• Directive: Reproduce the records that follow in full, excluding any picture they contain.

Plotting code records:
..........

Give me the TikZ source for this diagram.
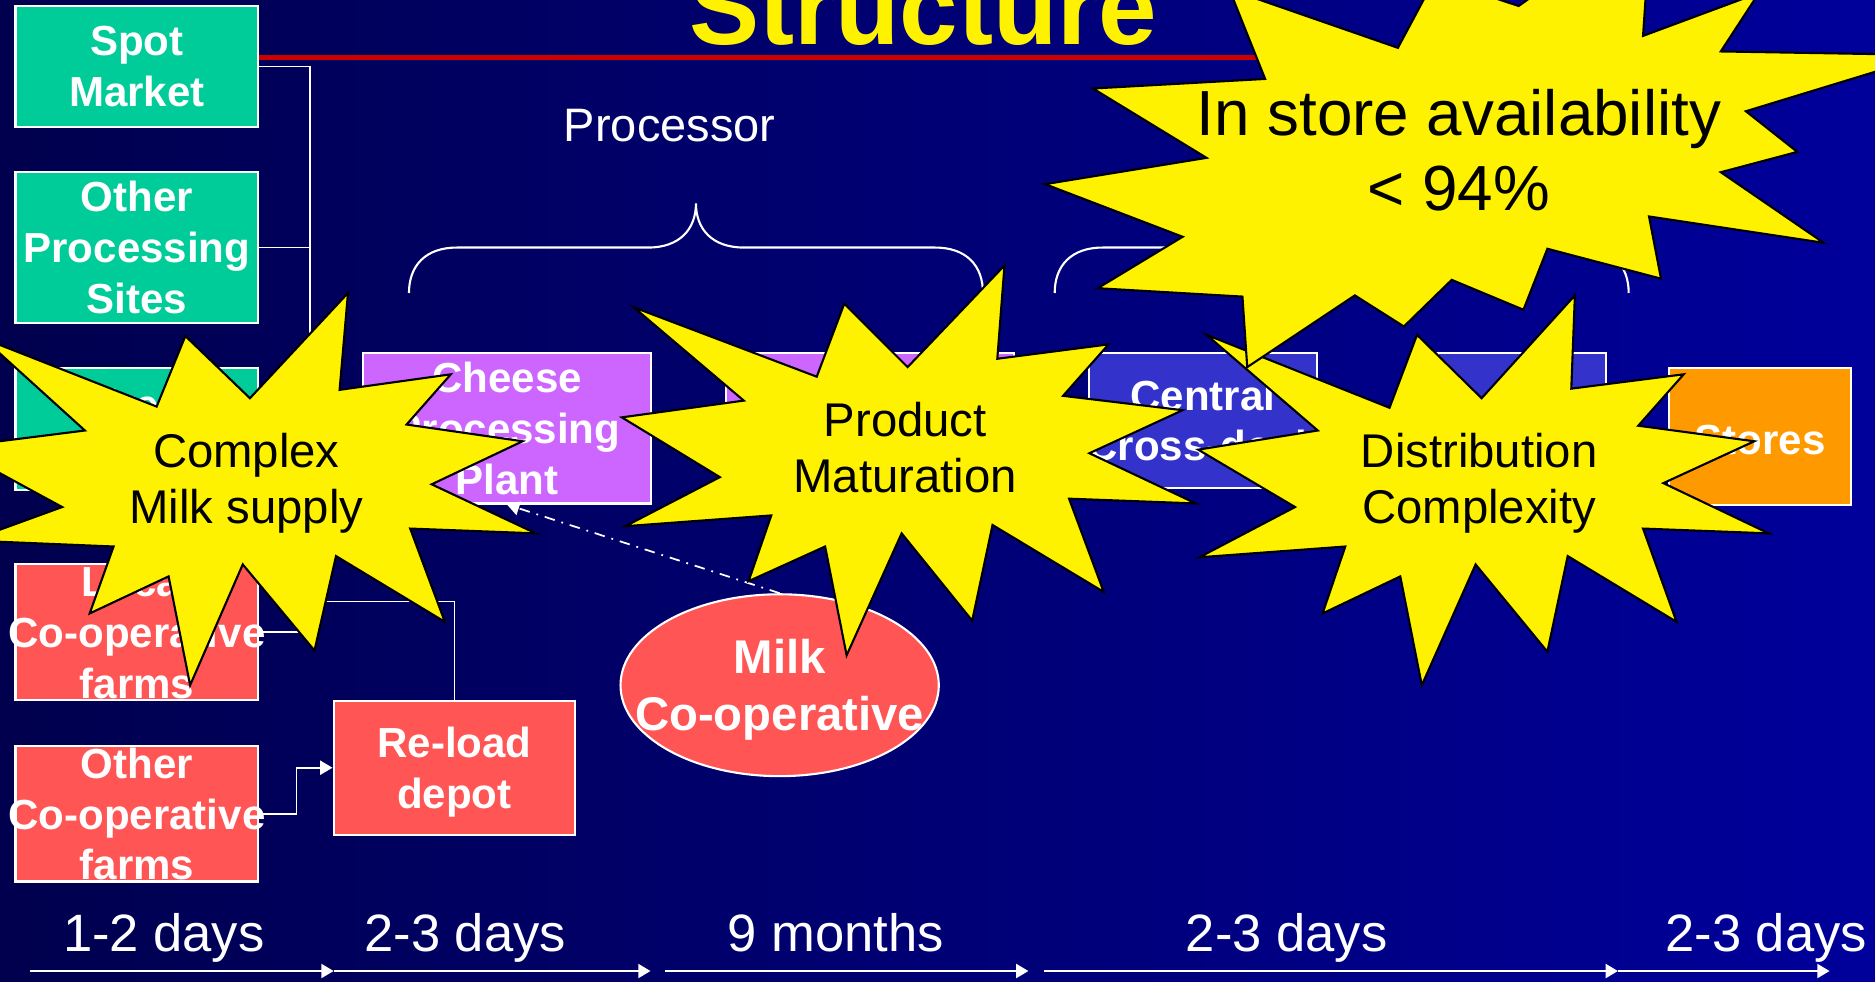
\documentclass[tikz,border=0pt]{standalone}
\usepackage{fontspec}
\setmainfont{Liberation Sans}
\usetikzlibrary{positioning,arrows.meta,shapes.geometric}

\definecolor{bgleft}{RGB}{0,0,78}
\definecolor{bgright}{RGB}{0,0,155}
\definecolor{supplygreen}{RGB}{0,204,153}
\definecolor{farmred}{RGB}{255,85,85}
\definecolor{plantpurple}{RGB}{204,102,255}
\definecolor{distblue}{RGB}{51,51,204}
\definecolor{storeorange}{RGB}{255,153,0}
\definecolor{titlered}{RGB}{204,0,0}

\tikzset{
  box/.style={draw=white, line width=0.6pt, text=white, align=center,
    inner xsep=-4mm, inner ysep=0pt, text depth=0pt,
    execute at begin node={\rule{0pt}{0.85em}},
    font=\fontsize{12}{14.5}\selectfont\bfseries},
  supply/.style={box, fill=supplygreen, minimum width=2.436cm},
  farm/.style={box, fill=farmred},
  plant/.style={box, fill=plantpurple, minimum width=2.88cm, minimum height=1.512cm},
  depot/.style={box, fill=distblue, minimum height=1.356cm},
  link/.style={draw=white, line width=0.5pt},
  brace/.style={draw=white, line width=0.6pt},
  timeline/.style={draw=white, line width=0.6pt, ->},
  burst/.style={fill=yellow, draw=black, line width=0.6pt, line join=miter},
  bursttext/.style={align=center, text=black, font=\fontsize{13.5}{16}\selectfont},
  daylabel/.style={anchor=base, text=white, font=\fontsize{15}{18}\selectfont}
}

\begin{document}
\begin{tikzpicture}[x=0.012cm, y=-0.012cm, on grid, >={Triangle[width=4pt,length=3.5pt]}]
  \useasboundingbox (0,0) rectangle (1568,821);
  \clip (0,0) rectangle (1568,821);
  \shade[left color=bgleft, right color=bgright] (0,0) rectangle (1568,821);

  % title
  \node[anchor=base, text=yellow, font=\fontsize{30}{36}\selectfont\bfseries] (title) at (772,37) {Structure};

  % milk sources
  \node[supply, minimum height=1.212cm] (spot) at (114.5,55.5) {Spot\\Market};
  \node[supply, minimum height=1.512cm] (otherproc) at (114.5,207) {Other\\Processing\\Sites};
  \node[supply, minimum height=1.224cm] (direct) at (114.5,359) {Direct\\Supply};
  \node[farm, minimum width=2.436cm, minimum height=1.356cm] (localfarms) at (114.5,528.5) {Local\\Co-operative\\farms};
  \node[farm, minimum width=2.436cm, minimum height=1.356cm] (otherfarms) [below=1.824cm of localfarms] {Other\\Co-operative\\farms};
  \node[farm, minimum width=2.424cm, minimum height=1.344cm] (reload) at (380,642) {Re-load\\depot};

  \draw[titlered, line width=1.4pt] (spot.east |- 0,48) -- (1120,48);

  % processor and retail
  \node[plant] (cheese) at (424,358) {Cheese\\Processing\\Plant};
  \node[plant, minimum width=2.892cm] (maturing) [right=3.642cm of cheese] {};
  \node[depot, minimum width=2.28cm] (central) at (1006,351.5) {Central\\Cross-dock};
  \node[depot, minimum width=1.692cm] (regional) [right=3.198cm of central] {};
  \node[box, fill=storeorange, minimum width=1.824cm, minimum height=1.368cm] (stores) at (1472,365) {Stores};
  \node[box, ellipse, fill=farmred, inner sep=-4mm, minimum width=3.192cm, minimum height=1.824cm,
    font=\fontsize{13.5}{16.3}\selectfont\bfseries] (milk) at (652,573) {Milk\\Co-operative};

  % connectors
  \coordinate (busend) at (259,529);
  \coordinate (reloadjoin) at (259,503);
  \draw[link] (spot.east) -| (busend);
  \draw[link] (otherproc.east) -- (otherproc.east -| busend);
  \draw[link] (direct.east) -- (direct.east -| busend);
  \draw[link] (localfarms.east) -- (localfarms.east -| busend);
  \draw[link] (reload.north) |- (reloadjoin);
  \draw[link, ->] (cheese.west -| busend) -- (cheese.west);
  \draw[link, ->] (otherfarms.east) -- ++(31,0) |- (reload.west);
  \draw[link, ->, dash dot] (milk.north) -- (cheese.south);

  % braces
  \node[text=white, font=\fontsize{13.4}{16}\selectfont] (proclabel) at (560,105) {Processor};
  \foreach \bx in {0,540}
    \draw[brace, shift={(\bx,0)}] (342,245) .. controls (342,222) and (356,207) .. (382,207) -- (542,207)
      .. controls (568,207) and (582,192) .. (582,170) .. controls (582,192) and (596,207) .. (622,207)
      -- (782,207) .. controls (808,207) and (822,222) .. (822,245);

  % time line
  \coordinate (t0) at (25,812);
  \coordinate (t1) at (279,812);
  \coordinate (t2) at (544,812);
  \coordinate (t3) at (556,812);
  \coordinate (t4) at (860,812);
  \coordinate (t5) at (873,812);
  \coordinate (t6) at (1353,812);
  \coordinate (t7) at (1530,812);
  \draw[timeline] (t0) -- (t1);
  \draw[timeline] (t1) -- (t2);
  \draw[timeline] (t3) -- (t4);
  \draw[timeline] (t5) -- (t6);
  \draw[timeline] (t6) -- (t7);
  \node[daylabel] (d1) at (137,796) {1-2 days};
  \node[daylabel] (d2) at (389,796) {2-3 days};
  \node[daylabel] (d3) at (699,796) {9 months};
  \node[daylabel] (d4) at (1076,796) {2-3 days};
  \node[daylabel] (d5) at (1477,796) {2-3 days};

  % bursts
  \draw[burst] (291,245) -- (284,326) -- (377,313) -- (340,355) -- (437,369) -- (361,405)
    -- (448,446) -- (343,442) -- (372,520) -- (281,465) -- (263,544) -- (203,472)
    -- (159,573) -- (141,482) -- (75,513) -- (95,457) -- (-25,452) -- (52,424)
    -- (-40,374) -- (71,360) -- (-14,283) -- (131,340) -- (155,281) -- (209,333) -- cycle;
  \draw[burst] (530,257) -- (683,315) -- (706,254) -- (759,307) -- (840,222) -- (834,300)
    -- (927,288) -- (889,331) -- (989,343) -- (911,379) -- (1000,421) -- (894,417)
    -- (923,495) -- (830,439) -- (813,519) -- (754,446) -- (708,548) -- (690,457)
    -- (626,486) -- (645,431) -- (523,440) -- (602,399) -- (520,349) -- (622,335) -- cycle;
  \draw[burst] (1185,280) -- (1239,333) -- (1317,247) -- (1314,325) -- (1408,313) -- (1370,356)
    -- (1467,369) -- (1391,404) -- (1479,446) -- (1374,442) -- (1402,520) -- (1311,465)
    -- (1294,545) -- (1234,472) -- (1189,573) -- (1171,482) -- (1106,513) -- (1125,457)
    -- (1003,466) -- (1083,424) -- (1002,376) -- (1102,360) -- (1009,280) -- (1162,341) -- cycle;
  \draw[burst] (1439,43) -- (1614,46) -- (1460,93) -- (1503,127) -- (1439,144) -- (1525,203)
    -- (1379,181) -- (1389,233) -- (1294,208) -- (1274,259) -- (1214,234) -- (1174,273)
    -- (1133,247) -- (1043,307) -- (1039,248) -- (918,241) -- (989,198) -- (874,154)
    -- (1009,132) -- (914,74) -- (1058,66) -- (1028,-9) -- (1169,40) -- (1200,-18)
    -- (1270,5) -- (1381,-74) -- (1374,30) -- (1471,-6) -- cycle;

  \node[bursttext] (milkissue) at (206,404) {Complex\\Milk supply};
  \node[bursttext] (maturation) at (757,374) {Product\\Maturation};
  \node[bursttext] (distissue) at (1237,404) {Distribution\\Complexity};
  \node[bursttext, font=\fontsize{18.2}{21.4}\selectfont] (availability) at (1220,126) {In store availability\\< 94\%};
\end{tikzpicture}
\end{document}
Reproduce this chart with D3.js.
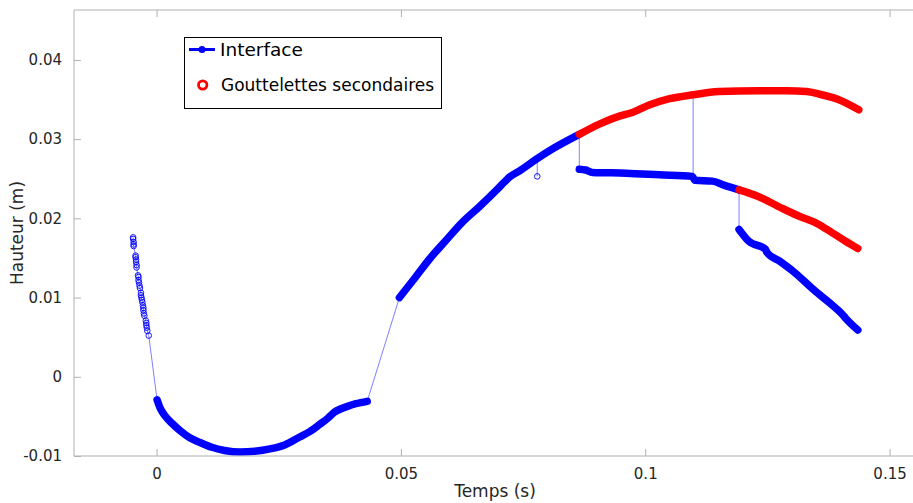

..........

• The solution:
Give me the TikZ source for this diagram.
\documentclass[tikz,border=0pt]{standalone}
\usepackage{fontspec}
\setmainfont{Liberation Sans}
\usetikzlibrary{positioning,arrows.meta,shapes.geometric}

\definecolor{bgleft}{RGB}{0,0,78}
\definecolor{bgright}{RGB}{0,0,155}
\definecolor{supplygreen}{RGB}{0,204,153}
\definecolor{farmred}{RGB}{255,85,85}
\definecolor{plantpurple}{RGB}{204,102,255}
\definecolor{distblue}{RGB}{51,51,204}
\definecolor{storeorange}{RGB}{255,153,0}
\definecolor{titlered}{RGB}{204,0,0}

\tikzset{
  box/.style={draw=white, line width=0.6pt, text=white, align=center,
    inner xsep=-4mm, inner ysep=0pt, text depth=0pt,
    execute at begin node={\rule{0pt}{0.85em}},
    font=\fontsize{12}{14.5}\selectfont\bfseries},
  supply/.style={box, fill=supplygreen, minimum width=2.436cm},
  farm/.style={box, fill=farmred},
  plant/.style={box, fill=plantpurple, minimum width=2.88cm, minimum height=1.512cm},
  depot/.style={box, fill=distblue, minimum height=1.356cm},
  link/.style={draw=white, line width=0.5pt},
  brace/.style={draw=white, line width=0.6pt},
  timeline/.style={draw=white, line width=0.6pt, ->},
  burst/.style={fill=yellow, draw=black, line width=0.6pt, line join=miter},
  bursttext/.style={align=center, text=black, font=\fontsize{13.5}{16}\selectfont},
  daylabel/.style={anchor=base, text=white, font=\fontsize{15}{18}\selectfont}
}

\begin{document}
\begin{tikzpicture}[x=0.012cm, y=-0.012cm, on grid, >={Triangle[width=4pt,length=3.5pt]}]
  \useasboundingbox (0,0) rectangle (1568,821);
  \clip (0,0) rectangle (1568,821);
  \shade[left color=bgleft, right color=bgright] (0,0) rectangle (1568,821);

  % title
  \node[anchor=base, text=yellow, font=\fontsize{30}{36}\selectfont\bfseries] (title) at (772,37) {Structure};

  % milk sources
  \node[supply, minimum height=1.212cm] (spot) at (114.5,55.5) {Spot\\Market};
  \node[supply, minimum height=1.512cm] (otherproc) at (114.5,207) {Other\\Processing\\Sites};
  \node[supply, minimum height=1.224cm] (direct) at (114.5,359) {Direct\\Supply};
  \node[farm, minimum width=2.436cm, minimum height=1.356cm] (localfarms) at (114.5,528.5) {Local\\Co-operative\\farms};
  \node[farm, minimum width=2.436cm, minimum height=1.356cm] (otherfarms) [below=1.824cm of localfarms] {Other\\Co-operative\\farms};
  \node[farm, minimum width=2.424cm, minimum height=1.344cm] (reload) at (380,642) {Re-load\\depot};

  \draw[titlered, line width=1.4pt] (spot.east |- 0,48) -- (1120,48);

  % processor and retail
  \node[plant] (cheese) at (424,358) {Cheese\\Processing\\Plant};
  \node[plant, minimum width=2.892cm] (maturing) [right=3.642cm of cheese] {};
  \node[depot, minimum width=2.28cm] (central) at (1006,351.5) {Central\\Cross-dock};
  \node[depot, minimum width=1.692cm] (regional) [right=3.198cm of central] {};
  \node[box, fill=storeorange, minimum width=1.824cm, minimum height=1.368cm] (stores) at (1472,365) {Stores};
  \node[box, ellipse, fill=farmred, inner sep=-4mm, minimum width=3.192cm, minimum height=1.824cm,
    font=\fontsize{13.5}{16.3}\selectfont\bfseries] (milk) at (652,573) {Milk\\Co-operative};

  % connectors
  \coordinate (busend) at (259,529);
  \coordinate (reloadjoin) at (259,503);
  \draw[link] (spot.east) -| (busend);
  \draw[link] (otherproc.east) -- (otherproc.east -| busend);
  \draw[link] (direct.east) -- (direct.east -| busend);
  \draw[link] (localfarms.east) -- (localfarms.east -| busend);
  \draw[link] (reload.north) |- (reloadjoin);
  \draw[link, ->] (cheese.west -| busend) -- (cheese.west);
  \draw[link, ->] (otherfarms.east) -- ++(31,0) |- (reload.west);
  \draw[link, ->, dash dot] (milk.north) -- (cheese.south);

  % braces
  \node[text=white, font=\fontsize{13.4}{16}\selectfont] (proclabel) at (560,105) {Processor};
  \foreach \bx in {0,540}
    \draw[brace, shift={(\bx,0)}] (342,245) .. controls (342,222) and (356,207) .. (382,207) -- (542,207)
      .. controls (568,207) and (582,192) .. (582,170) .. controls (582,192) and (596,207) .. (622,207)
      -- (782,207) .. controls (808,207) and (822,222) .. (822,245);

  % time line
  \coordinate (t0) at (25,812);
  \coordinate (t1) at (279,812);
  \coordinate (t2) at (544,812);
  \coordinate (t3) at (556,812);
  \coordinate (t4) at (860,812);
  \coordinate (t5) at (873,812);
  \coordinate (t6) at (1353,812);
  \coordinate (t7) at (1530,812);
  \draw[timeline] (t0) -- (t1);
  \draw[timeline] (t1) -- (t2);
  \draw[timeline] (t3) -- (t4);
  \draw[timeline] (t5) -- (t6);
  \draw[timeline] (t6) -- (t7);
  \node[daylabel] (d1) at (137,796) {1-2 days};
  \node[daylabel] (d2) at (389,796) {2-3 days};
  \node[daylabel] (d3) at (699,796) {9 months};
  \node[daylabel] (d4) at (1076,796) {2-3 days};
  \node[daylabel] (d5) at (1477,796) {2-3 days};

  % bursts
  \draw[burst] (291,245) -- (284,326) -- (377,313) -- (340,355) -- (437,369) -- (361,405)
    -- (448,446) -- (343,442) -- (372,520) -- (281,465) -- (263,544) -- (203,472)
    -- (159,573) -- (141,482) -- (75,513) -- (95,457) -- (-25,452) -- (52,424)
    -- (-40,374) -- (71,360) -- (-14,283) -- (131,340) -- (155,281) -- (209,333) -- cycle;
  \draw[burst] (530,257) -- (683,315) -- (706,254) -- (759,307) -- (840,222) -- (834,300)
    -- (927,288) -- (889,331) -- (989,343) -- (911,379) -- (1000,421) -- (894,417)
    -- (923,495) -- (830,439) -- (813,519) -- (754,446) -- (708,548) -- (690,457)
    -- (626,486) -- (645,431) -- (523,440) -- (602,399) -- (520,349) -- (622,335) -- cycle;
  \draw[burst] (1185,280) -- (1239,333) -- (1317,247) -- (1314,325) -- (1408,313) -- (1370,356)
    -- (1467,369) -- (1391,404) -- (1479,446) -- (1374,442) -- (1402,520) -- (1311,465)
    -- (1294,545) -- (1234,472) -- (1189,573) -- (1171,482) -- (1106,513) -- (1125,457)
    -- (1003,466) -- (1083,424) -- (1002,376) -- (1102,360) -- (1009,280) -- (1162,341) -- cycle;
  \draw[burst] (1439,43) -- (1614,46) -- (1460,93) -- (1503,127) -- (1439,144) -- (1525,203)
    -- (1379,181) -- (1389,233) -- (1294,208) -- (1274,259) -- (1214,234) -- (1174,273)
    -- (1133,247) -- (1043,307) -- (1039,248) -- (918,241) -- (989,198) -- (874,154)
    -- (1009,132) -- (914,74) -- (1058,66) -- (1028,-9) -- (1169,40) -- (1200,-18)
    -- (1270,5) -- (1381,-74) -- (1374,30) -- (1471,-6) -- cycle;

  \node[bursttext] (milkissue) at (206,404) {Complex\\Milk supply};
  \node[bursttext] (maturation) at (757,374) {Product\\Maturation};
  \node[bursttext] (distissue) at (1237,404) {Distribution\\Complexity};
  \node[bursttext, font=\fontsize{18.2}{21.4}\selectfont] (availability) at (1220,126) {In store availability\\< 94\%};
\end{tikzpicture}
\end{document}
Reproduce this chart with D3.js.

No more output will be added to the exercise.